As you can see the approximation is pretty damn good. The spectrum in the high frequencies tends a little towards being too smooth but it doesn’t make a big difference in the final files. One of the most impressive things is visible in the last graph from still pretty early in the training process. Not only is it able to recreate the high frequency spectrum but it also correctly removes the aliased frequencies from the low end! I did not expect that to work!
Unfucking the recordings
At this point the only step that remains is to use the freshly trained network to unfuck the recordings!
for file in bad_files:
data, sample_rate = sf.read(f"recordings/{file}")
data = data.T
orig_len = len(data[0])
left = data[0]
right = data[1]
# Generate STFT spectrogram of corrupted file, storing the phases for later
_, _, spec_l = sig.stft(left, fs=sample_rate, nperseg=fft_size)
_, _, spec_r = sig.stft(right, fs=sample_rate, nperseg=fft_size)
phases_l = np.angle(spec_l.T)
phases_r = np.angle(spec_r.T)
mags_l = lin_to_db(np.abs(spec_l.T))
mags_r = lin_to_db(np.abs(spec_r.T))
# Apply neural network to magnitudes
mags_fixed_l = model(torch.tensor(mags_l, dtype=torch.float)).detach().numpy()
mags_fixed_r = model(torch.tensor(mags_r, dtype=torch.float)).detach().numpy()
# Combine new magnitudes with original phase information
spec_fixed_l = db_to_lin(mags_fixed_l) * np.exp(1.0j*phases_l)
spec_fixed_r = db_to_lin(mags_fixed_r) * np.exp(1.0j*phases_r)
spec_fixed_l = spec_fixed_l.T
spec_fixed_r = spec_fixed_r.T
# Do a reverse STFT
_, left_fixed = sig.istft(spec_fixed_l, fs=sample_rate)
_, right_fixed = sig.istft(spec_fixed_r, fs=sample_rate)
# Crop recordings to original length to get rid of padding
left_fixed = left_fixed[:orig_len]
right_fixed = right_fixed[:orig_len]
# Put everything into a new wave file
fixed_data = np.stack((left_fixed, right_fixed)).T
sf.write(f"fixed/{file}", fixed_data, sample_rate, subtype="FLOAT")

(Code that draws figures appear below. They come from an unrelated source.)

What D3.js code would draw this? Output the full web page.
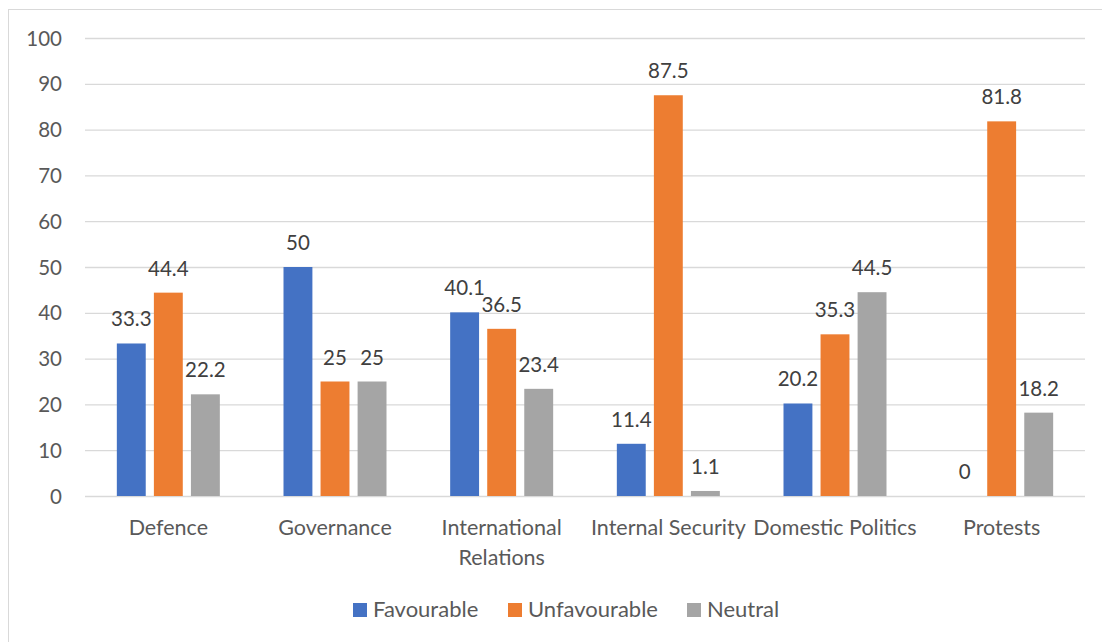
<!DOCTYPE html>
<html>
<head>
<meta charset="utf-8">
<script src="https://cdn.jsdelivr.net/npm/d3@7"></script>
<style>
  html, body { margin: 0; padding: 0; background: #fff; }
  svg { display: block; }
  text { font-family: Lato, "Open Sans", sans-serif; }
</style>
</head>
<body>
<svg id="chart" width="1102" height="642"></svg>
<script>
// Topics and sentiment shares (percent)
const categories = ["Defence", "Governance", "International Relations", "Internal Security", "Domestic Politics", "Protests"];
const seriesNames = ["Favourable", "Unfavourable", "Neutral"];
const favourable   = [33.3, 50, 40.1, 11.4, 20.2, 0];
const unfavourable = [44.4, 25, 36.5, 87.5, 35.3, 81.8];
const neutral      = [22.2, 25, 23.4, 1.1, 44.5, 18.2];
const yTicks = [0, 10, 20, 30, 40, 50, 60, 70, 80, 90, 100];
const colors = ["#4472C4", "#ED7D31", "#A5A5A5"];

const seriesValues = [favourable, unfavourable, neutral];
const rows = categories.map((c, i) => ({
  category: c,
  values: seriesNames.map((s, j) => ({ series: s, value: seriesValues[j][i], color: colors[j] }))
}));

const svg = d3.select("#chart");
const plot = { left: 85, right: 1085, top: 38, bottom: 496 };

// Outer frame
svg.append("rect")
  .attr("x", 8.5).attr("y", 9.5)
  .attr("width", 1110).attr("height", 660)
  .attr("fill", "none").attr("stroke", "#d9d9d9").attr("stroke-width", 1);

const y = d3.scaleLinear().domain([0, 100]).range([plot.bottom, plot.top]);
const x0 = d3.scaleBand().domain(categories).range([plot.left, plot.right]).padding(0);
const groupWidth = 103;
const x1 = d3.scaleBand().domain(seriesNames).range([0, groupWidth]).paddingInner(0.22);
const groupOffset = (x0.bandwidth() - groupWidth) / 2;

// Gridlines and value axis labels
const yAxis = d3.axisLeft(y).tickValues(yTicks).tickSize(-(plot.right - plot.left)).tickPadding(23);
const yg = svg.append("g").attr("transform", `translate(${plot.left},0)`).call(yAxis);
yg.select(".domain").remove();
yg.selectAll(".tick line").attr("stroke", "#d9d9d9").attr("stroke-width", 1.3);
yg.selectAll(".tick text")
  .attr("fill", "#595959").style("font-size", "20.5px").attr("dy", "0.35em");

// Bars
const groups = svg.append("g").selectAll("g").data(rows).join("g")
  .attr("transform", d => `translate(${x0(d.category) + groupOffset},0)`);

groups.selectAll("rect").data(d => d.values).join("rect")
  .attr("x", d => x1(d.series))
  .attr("width", x1.bandwidth())
  .attr("y", d => y(d.value))
  .attr("height", d => y(0) - y(d.value))
  .attr("fill", d => d.color);

// Value labels
groups.selectAll("text.val").data(d => d.values).join("text")
  .attr("class", "val")
  .attr("x", d => x1(d.series) + x1.bandwidth() / 2)
  .attr("y", d => y(d.value) - 17)
  .attr("text-anchor", "middle")
  .attr("fill", "#404040")
  .style("font-size", "20.5px")
  .text(d => d.value);

// Category axis labels, wrapped when wider than the band
const xAxis = d3.axisBottom(x0).tickSize(0).tickPadding(0);
const xg = svg.append("g").attr("transform", `translate(0,${plot.bottom})`).call(xAxis);
xg.select(".domain").remove();
xg.selectAll(".tick text")
  .attr("fill", "#595959").style("font-size", "21.5px")
  .attr("y", 39).attr("dy", 0)
  .each(function(d) {
    const t = d3.select(this);
    if (this.getComputedTextLength() > x0.bandwidth() + 6) {
      const words = d.split(" ");
      t.text(null);
      words.forEach((w, i) => {
        t.append("tspan").attr("x", 0).attr("y", 39 + i * 30).text(w);
      });
    }
  });

// Legend
const legendX = [353, 508, 687];
const legend = svg.append("g").selectAll("g").data(seriesNames).join("g")
  .attr("transform", (d, i) => `translate(${legendX[i]},603)`);
legend.append("rect").attr("width", 14).attr("height", 14).attr("fill", (d, i) => colors[i]);
legend.append("text").attr("x", 20).attr("y", 14)
  .attr("fill", "#595959").style("font-size", "22px").text(d => d);
</script>
</body>
</html>
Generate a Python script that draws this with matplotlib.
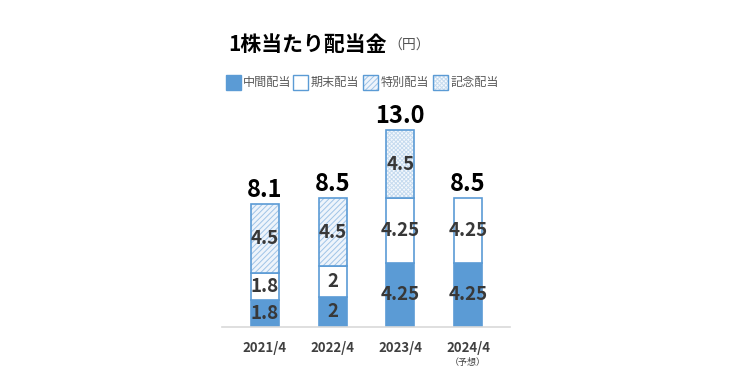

As you can see we first generate an STFT spectrogram of the wave data just like we did for the training data, but this time I make sure to keep the phase information. Since the neural network doesn’t touch the phase information we’ll just reuse the original phases for the reconstruction. For the low frequency content that’s gonna be close enough and for the high frequency content it doesn’t really matter.
So, how well does it work? Really well! See for yourself!
Conclusion
So while it seems that right now most of the conversation about “AI” is dominated by grifters set on boiling the oceans I think there is some genuinely really useful and cool stuff you can do with machine learning, even on a tiny scale that runs on a computer from 2012.
I think it’s time to bring back bad machine learning. The trippy puppy slugs and terrifying synthesized voices from hell. I’m doing my part.